Pinocchio (WA Ballet, His Majesty's Theatre, 2012)
The story reads like something from an acid trip: Geppetto carves a puppet, Pinocchio, which a fairy appears to give life to. Pinocchio tries to crush a singing cricket, then pays a cat and a fox with a book to get into a stage show. A puppet-master gets mad, but then gives him coins.
To get his coins, the cat and the fox attack Pinocchio, who hides the coins in his mouth. Pinocchio gets hung, but is only injured. When he recovers, the cat and the fox steal his coins while he dreams about Geppetto drowning.
For some reason, he wakes up, travels to Play Land, turns into an abused donkey, is thrown into the sea, becomes a puppet again, gets swallowed by a shark, reunites with Geppetto inside (hey, what do you know?) turns back into a real boy and escapes with Geppetto.
The WA Ballet does a mind-bendingly contemporary version of this outrageous tale, which by all accounts more closely resembles the original book by Carlos Collodi, written in France in the 1800s.
Those crazy French.
The staging is breath-takingly beautiful, the costumes fabulous, and the story-telling done with a touching humour and whimsy, though it is undeniably dark and definitely creepy.
The show uses not only traditional ballet to tell the story, but also operatic singing, contemporary dance, limited dialogue and puppetry.

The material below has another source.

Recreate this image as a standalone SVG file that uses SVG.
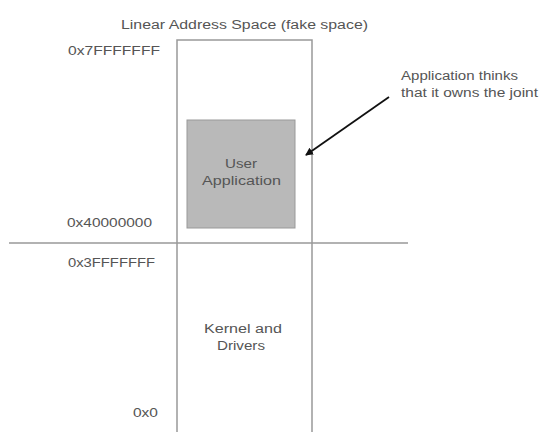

In fact it is the only ballet I have ever seen that does any of this.
The staging of the scene after the shark swallows Pinocchio is particularly spectacular, but my favourite moment was an achingly sad solo dance by Geppetto as he drowns in flickering blue light, with a gentle, lovely accompaniment by the WA Symphony Orchestra (WASO).
I must say at this point that WASO did a highly original, memorable job at the music.
This is much more geared towards theatre lovers who are sceptical or lukewarm about ballet than towards die-hard traditional ballet fans.
But for those out there who fit that description, I urge you to hie to His Majesty’s before the season closes… tomorrow (sorry).